Your instructions
Write out again, exactly as they appear, the lines from the line with "Emit a Python" through the line with "0.679, 0.742, 0.79]". Do not include any pictures.

Given entries
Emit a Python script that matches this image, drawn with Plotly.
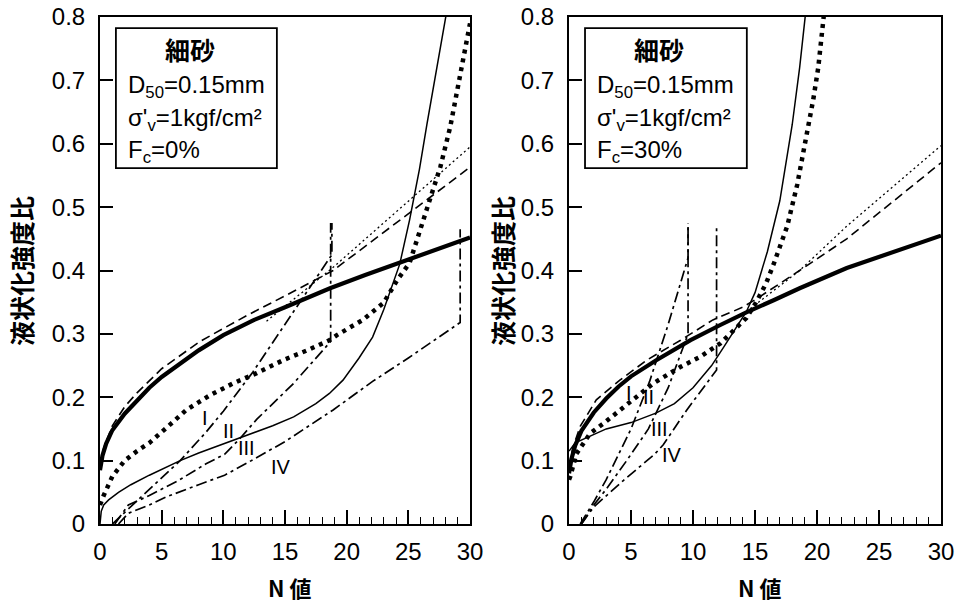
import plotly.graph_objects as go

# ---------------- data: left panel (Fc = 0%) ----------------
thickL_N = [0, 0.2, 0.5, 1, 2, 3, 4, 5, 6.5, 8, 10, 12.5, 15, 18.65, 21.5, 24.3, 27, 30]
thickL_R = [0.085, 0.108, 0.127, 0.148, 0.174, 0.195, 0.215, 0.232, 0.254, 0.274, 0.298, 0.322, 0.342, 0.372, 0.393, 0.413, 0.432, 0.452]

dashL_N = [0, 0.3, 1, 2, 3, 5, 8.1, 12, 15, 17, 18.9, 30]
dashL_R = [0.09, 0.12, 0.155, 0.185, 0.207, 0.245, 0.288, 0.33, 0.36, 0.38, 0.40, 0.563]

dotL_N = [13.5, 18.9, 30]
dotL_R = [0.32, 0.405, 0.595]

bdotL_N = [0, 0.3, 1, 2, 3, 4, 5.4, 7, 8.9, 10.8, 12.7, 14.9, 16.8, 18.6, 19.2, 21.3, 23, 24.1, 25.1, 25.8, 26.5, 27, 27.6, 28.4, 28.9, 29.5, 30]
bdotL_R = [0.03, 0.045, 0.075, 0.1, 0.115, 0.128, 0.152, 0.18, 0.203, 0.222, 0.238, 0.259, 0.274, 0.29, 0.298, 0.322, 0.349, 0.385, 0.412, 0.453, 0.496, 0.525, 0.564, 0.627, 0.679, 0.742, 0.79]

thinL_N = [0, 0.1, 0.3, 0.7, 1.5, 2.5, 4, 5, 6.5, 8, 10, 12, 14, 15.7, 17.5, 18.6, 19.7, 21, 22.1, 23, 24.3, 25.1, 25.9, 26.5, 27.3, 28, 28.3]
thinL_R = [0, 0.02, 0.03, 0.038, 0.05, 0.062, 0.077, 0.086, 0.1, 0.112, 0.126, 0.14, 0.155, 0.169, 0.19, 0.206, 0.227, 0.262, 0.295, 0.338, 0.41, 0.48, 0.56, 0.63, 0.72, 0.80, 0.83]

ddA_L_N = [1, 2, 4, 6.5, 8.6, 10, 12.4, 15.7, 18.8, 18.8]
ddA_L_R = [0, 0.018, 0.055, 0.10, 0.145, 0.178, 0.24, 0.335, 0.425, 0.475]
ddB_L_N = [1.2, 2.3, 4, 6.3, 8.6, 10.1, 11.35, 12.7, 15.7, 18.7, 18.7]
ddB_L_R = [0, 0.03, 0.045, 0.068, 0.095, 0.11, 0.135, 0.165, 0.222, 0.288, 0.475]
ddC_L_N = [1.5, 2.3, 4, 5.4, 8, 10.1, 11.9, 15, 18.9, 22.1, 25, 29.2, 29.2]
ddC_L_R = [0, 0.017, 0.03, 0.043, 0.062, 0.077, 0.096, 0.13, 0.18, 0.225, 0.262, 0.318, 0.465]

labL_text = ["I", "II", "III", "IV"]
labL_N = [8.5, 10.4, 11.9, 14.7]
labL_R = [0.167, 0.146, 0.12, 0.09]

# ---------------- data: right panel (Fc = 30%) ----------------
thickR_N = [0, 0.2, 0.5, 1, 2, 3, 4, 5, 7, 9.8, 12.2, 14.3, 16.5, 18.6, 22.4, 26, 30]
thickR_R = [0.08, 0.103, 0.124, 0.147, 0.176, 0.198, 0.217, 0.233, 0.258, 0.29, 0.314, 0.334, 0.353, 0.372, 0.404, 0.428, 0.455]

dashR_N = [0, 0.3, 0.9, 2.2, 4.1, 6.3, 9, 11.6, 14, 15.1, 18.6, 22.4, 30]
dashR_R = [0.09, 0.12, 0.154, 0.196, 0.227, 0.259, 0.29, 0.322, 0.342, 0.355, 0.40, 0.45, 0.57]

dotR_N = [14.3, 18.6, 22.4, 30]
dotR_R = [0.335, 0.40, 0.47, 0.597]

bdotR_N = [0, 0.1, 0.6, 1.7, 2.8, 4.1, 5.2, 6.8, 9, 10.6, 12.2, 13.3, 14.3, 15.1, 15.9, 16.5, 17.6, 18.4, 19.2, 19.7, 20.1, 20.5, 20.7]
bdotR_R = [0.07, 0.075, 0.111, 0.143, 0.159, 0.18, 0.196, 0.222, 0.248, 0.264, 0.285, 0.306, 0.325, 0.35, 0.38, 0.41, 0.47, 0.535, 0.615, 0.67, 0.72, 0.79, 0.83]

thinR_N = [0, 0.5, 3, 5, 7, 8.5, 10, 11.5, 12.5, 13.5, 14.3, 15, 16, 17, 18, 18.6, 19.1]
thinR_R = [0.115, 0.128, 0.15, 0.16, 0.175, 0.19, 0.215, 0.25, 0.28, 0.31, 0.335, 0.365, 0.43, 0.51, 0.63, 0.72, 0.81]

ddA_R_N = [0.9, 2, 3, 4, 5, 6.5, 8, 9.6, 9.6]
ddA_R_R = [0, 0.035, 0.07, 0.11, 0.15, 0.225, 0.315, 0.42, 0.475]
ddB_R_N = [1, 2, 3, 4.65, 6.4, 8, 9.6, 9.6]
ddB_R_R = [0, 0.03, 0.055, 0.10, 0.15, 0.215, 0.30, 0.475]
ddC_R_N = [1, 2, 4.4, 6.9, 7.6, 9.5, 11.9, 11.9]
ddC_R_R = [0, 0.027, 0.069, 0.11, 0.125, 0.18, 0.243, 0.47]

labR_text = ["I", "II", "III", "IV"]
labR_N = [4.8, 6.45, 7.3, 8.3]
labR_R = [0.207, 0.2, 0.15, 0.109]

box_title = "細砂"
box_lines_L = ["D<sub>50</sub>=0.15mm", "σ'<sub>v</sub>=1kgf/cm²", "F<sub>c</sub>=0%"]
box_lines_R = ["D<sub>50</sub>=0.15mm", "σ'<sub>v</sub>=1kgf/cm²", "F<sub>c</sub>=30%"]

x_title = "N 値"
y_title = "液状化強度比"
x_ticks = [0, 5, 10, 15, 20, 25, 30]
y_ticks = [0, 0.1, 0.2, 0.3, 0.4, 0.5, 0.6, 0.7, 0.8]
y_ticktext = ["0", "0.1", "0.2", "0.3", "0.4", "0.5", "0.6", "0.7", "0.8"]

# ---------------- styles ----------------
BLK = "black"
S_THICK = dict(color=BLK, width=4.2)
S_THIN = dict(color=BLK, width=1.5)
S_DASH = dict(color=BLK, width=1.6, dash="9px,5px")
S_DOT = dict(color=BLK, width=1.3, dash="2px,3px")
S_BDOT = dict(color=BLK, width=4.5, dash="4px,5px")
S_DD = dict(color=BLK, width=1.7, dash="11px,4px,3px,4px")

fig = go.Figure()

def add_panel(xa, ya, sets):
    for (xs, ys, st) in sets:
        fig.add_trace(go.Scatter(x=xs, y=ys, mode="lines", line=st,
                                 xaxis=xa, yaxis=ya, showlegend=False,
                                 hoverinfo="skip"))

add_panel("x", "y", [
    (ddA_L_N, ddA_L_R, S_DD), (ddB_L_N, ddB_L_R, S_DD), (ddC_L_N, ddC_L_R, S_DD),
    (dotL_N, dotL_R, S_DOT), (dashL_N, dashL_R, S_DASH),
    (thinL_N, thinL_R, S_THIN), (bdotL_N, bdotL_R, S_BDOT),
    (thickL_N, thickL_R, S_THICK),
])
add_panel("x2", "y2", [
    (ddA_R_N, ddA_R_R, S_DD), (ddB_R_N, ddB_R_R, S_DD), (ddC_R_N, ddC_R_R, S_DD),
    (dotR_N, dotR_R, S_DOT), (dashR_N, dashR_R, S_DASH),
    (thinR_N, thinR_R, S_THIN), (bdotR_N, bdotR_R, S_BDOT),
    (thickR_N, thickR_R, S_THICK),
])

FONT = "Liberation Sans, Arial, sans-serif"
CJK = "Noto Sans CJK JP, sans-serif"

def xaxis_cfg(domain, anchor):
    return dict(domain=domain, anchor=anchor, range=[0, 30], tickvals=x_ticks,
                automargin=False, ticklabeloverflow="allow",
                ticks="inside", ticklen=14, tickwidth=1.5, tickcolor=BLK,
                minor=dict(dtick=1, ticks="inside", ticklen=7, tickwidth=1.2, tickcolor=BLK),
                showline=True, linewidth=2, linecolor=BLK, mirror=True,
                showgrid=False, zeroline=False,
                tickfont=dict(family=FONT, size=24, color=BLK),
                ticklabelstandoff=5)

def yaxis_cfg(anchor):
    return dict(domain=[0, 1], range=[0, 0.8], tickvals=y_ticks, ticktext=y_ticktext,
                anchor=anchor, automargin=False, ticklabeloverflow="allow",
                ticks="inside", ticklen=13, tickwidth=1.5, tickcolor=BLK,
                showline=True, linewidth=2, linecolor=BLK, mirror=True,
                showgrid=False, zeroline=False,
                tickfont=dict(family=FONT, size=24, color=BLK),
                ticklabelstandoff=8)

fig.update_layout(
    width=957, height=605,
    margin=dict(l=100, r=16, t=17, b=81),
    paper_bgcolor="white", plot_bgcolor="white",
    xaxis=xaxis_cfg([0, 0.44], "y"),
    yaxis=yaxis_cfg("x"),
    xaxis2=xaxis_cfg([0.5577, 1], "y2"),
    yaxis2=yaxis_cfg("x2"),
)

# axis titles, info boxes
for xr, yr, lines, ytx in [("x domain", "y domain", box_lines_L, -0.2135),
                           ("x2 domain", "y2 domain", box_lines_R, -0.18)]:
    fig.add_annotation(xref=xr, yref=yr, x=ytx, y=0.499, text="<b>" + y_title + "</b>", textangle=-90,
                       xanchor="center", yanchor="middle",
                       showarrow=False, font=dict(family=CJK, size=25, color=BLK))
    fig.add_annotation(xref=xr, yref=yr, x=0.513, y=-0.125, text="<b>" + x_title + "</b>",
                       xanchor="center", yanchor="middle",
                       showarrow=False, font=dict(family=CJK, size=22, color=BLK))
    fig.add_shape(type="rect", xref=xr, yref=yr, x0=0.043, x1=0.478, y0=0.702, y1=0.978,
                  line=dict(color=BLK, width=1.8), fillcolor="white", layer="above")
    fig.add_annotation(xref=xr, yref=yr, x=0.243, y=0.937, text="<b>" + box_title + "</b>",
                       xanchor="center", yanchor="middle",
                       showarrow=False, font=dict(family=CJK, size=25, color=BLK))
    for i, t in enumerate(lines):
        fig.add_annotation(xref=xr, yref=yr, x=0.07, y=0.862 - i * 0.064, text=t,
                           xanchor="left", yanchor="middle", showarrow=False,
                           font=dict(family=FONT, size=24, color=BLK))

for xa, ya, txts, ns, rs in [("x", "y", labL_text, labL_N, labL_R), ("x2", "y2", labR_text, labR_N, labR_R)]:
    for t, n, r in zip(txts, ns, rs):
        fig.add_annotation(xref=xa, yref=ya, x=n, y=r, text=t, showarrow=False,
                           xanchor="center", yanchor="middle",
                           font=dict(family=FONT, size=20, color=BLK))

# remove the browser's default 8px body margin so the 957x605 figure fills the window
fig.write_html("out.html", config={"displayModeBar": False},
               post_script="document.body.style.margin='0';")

==

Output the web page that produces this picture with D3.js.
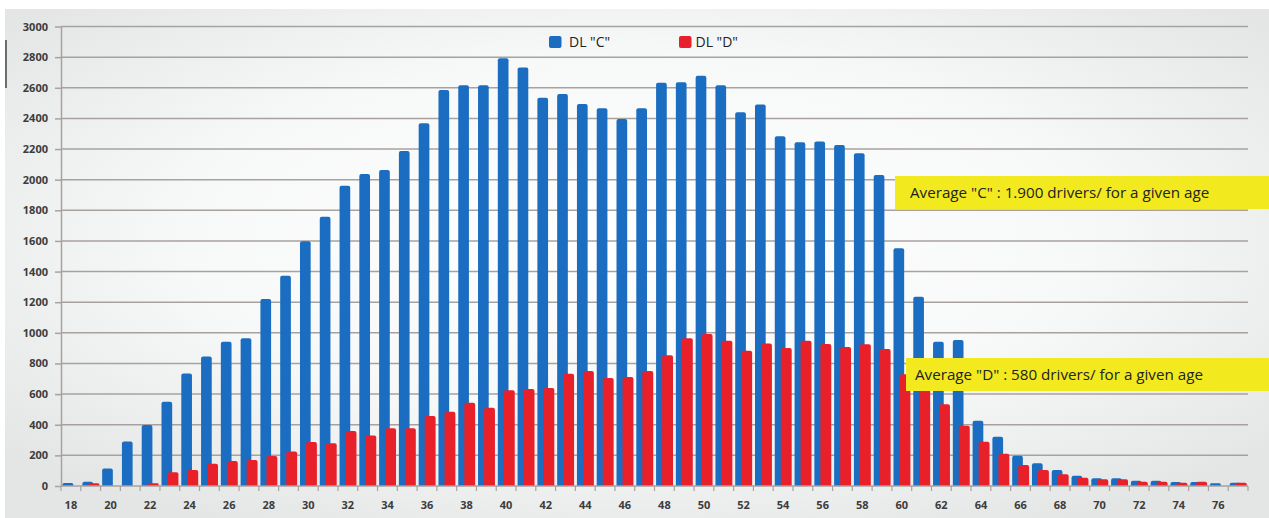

Solution to this problem
Emit a Python script that matches this image, drawn with Plotly.
import plotly.graph_objects as go

# ---------------- data: left panel (Fc = 0%) ----------------
thickL_N = [0, 0.2, 0.5, 1, 2, 3, 4, 5, 6.5, 8, 10, 12.5, 15, 18.65, 21.5, 24.3, 27, 30]
thickL_R = [0.085, 0.108, 0.127, 0.148, 0.174, 0.195, 0.215, 0.232, 0.254, 0.274, 0.298, 0.322, 0.342, 0.372, 0.393, 0.413, 0.432, 0.452]

dashL_N = [0, 0.3, 1, 2, 3, 5, 8.1, 12, 15, 17, 18.9, 30]
dashL_R = [0.09, 0.12, 0.155, 0.185, 0.207, 0.245, 0.288, 0.33, 0.36, 0.38, 0.40, 0.563]

dotL_N = [13.5, 18.9, 30]
dotL_R = [0.32, 0.405, 0.595]

bdotL_N = [0, 0.3, 1, 2, 3, 4, 5.4, 7, 8.9, 10.8, 12.7, 14.9, 16.8, 18.6, 19.2, 21.3, 23, 24.1, 25.1, 25.8, 26.5, 27, 27.6, 28.4, 28.9, 29.5, 30]
bdotL_R = [0.03, 0.045, 0.075, 0.1, 0.115, 0.128, 0.152, 0.18, 0.203, 0.222, 0.238, 0.259, 0.274, 0.29, 0.298, 0.322, 0.349, 0.385, 0.412, 0.453, 0.496, 0.525, 0.564, 0.627, 0.679, 0.742, 0.79]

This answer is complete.